The increase snapped a two-month streak in which new cases hovered near the 4,000-per-week mark. It was the most cases recorded in one week in the state this summer and is more than 10 times the infection rate of the lull of late March. However, the latest rate is one-tenth that of the January peak.
Those numbers do not include infections that are identified by at-home rapid tests, which are not recorded by the state. The concentration of the coronavirus in wastewater indicates new cases might be severely undercounted.
The number of people who are infected and receiving inpatient treatment at Iowa hospitals also increased to 229 as of Wednesday, according to the U.S. Department of Health and Human Services. That is a 20% jump from the week before.
Of those hospitalized, 23 are under intensive care.
The latest state data show that counties with the highest positive test rates per capita are dispersed throughout the state, with notable pockets of higher rates in west-central, far northern and eastern Iowa.
Carroll County has had the largest increase of documented infections in the past two weeks, according to a New York Times analysis. The county had an elevated threat of infection in a U.S. Centers for Disease Control and Prevention report late last week.
That report — which is set to be updated Thursday — said Carroll was among 22 counties with a “medium” threat level.
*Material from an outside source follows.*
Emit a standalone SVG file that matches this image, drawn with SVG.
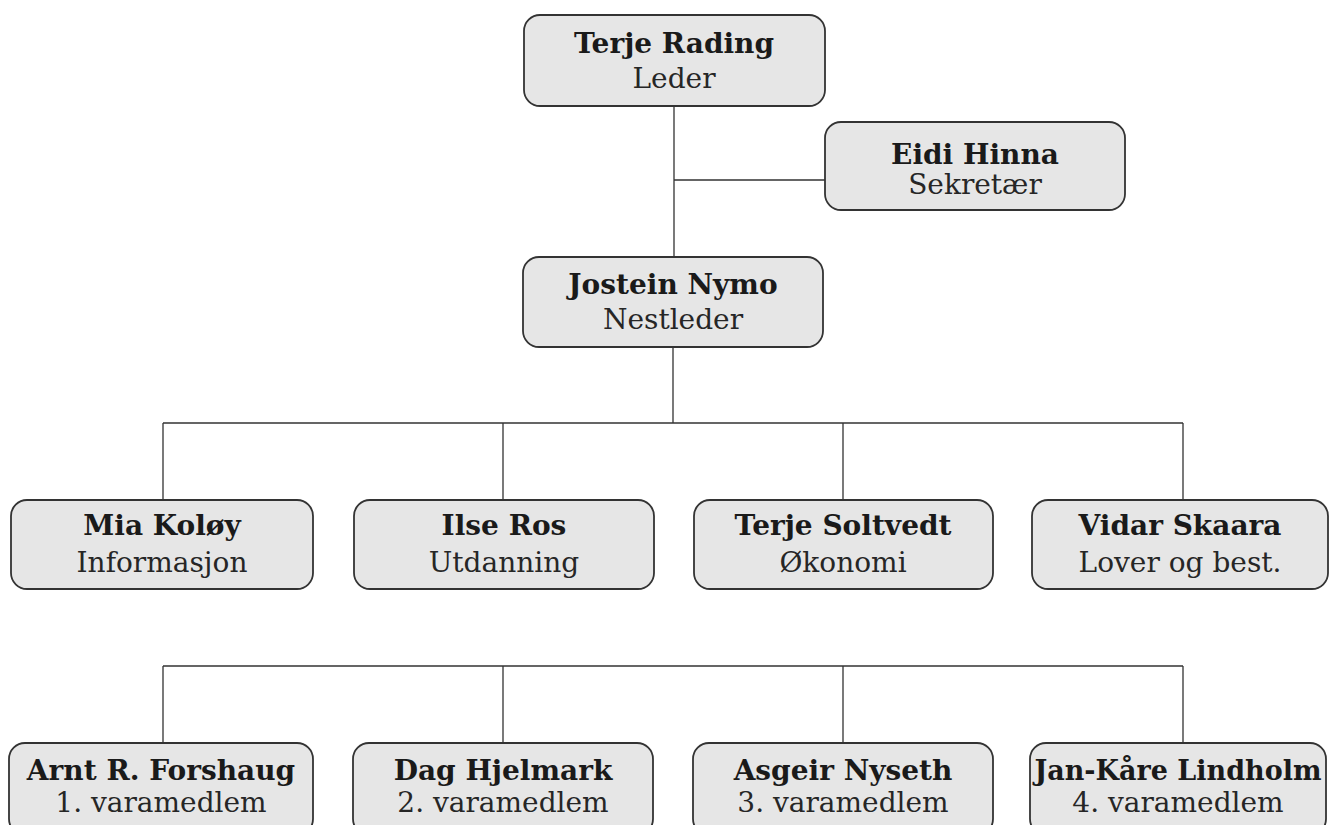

The CDC classified counties as low, medium or high risk based on their per-capita infection and hospitalization rates.
Johnson and Winneshiek counties were the only two ranked “high” in last week’s report. Those classified as medium were: Appanoose, Benton, Carroll, Cedar, Davis, Dubuque, Iowa, Jackson, Jefferson, Jones, Keokuk, Linn, Louisa, Lyon, Mahaska, Mills, Monroe, O’Brien, Osceola, Wapello, Washington and Van Buren.
A newer subvariant of the omicron variant — known as BA.5 — now accounts for about two-thirds of infections in the United States, according to CDC estimates. It surpassed the 50% threshold last week.
The state also reported 15 new deaths of Iowans who were infected by the virus, for a total of 9,718 since the start of the pandemic.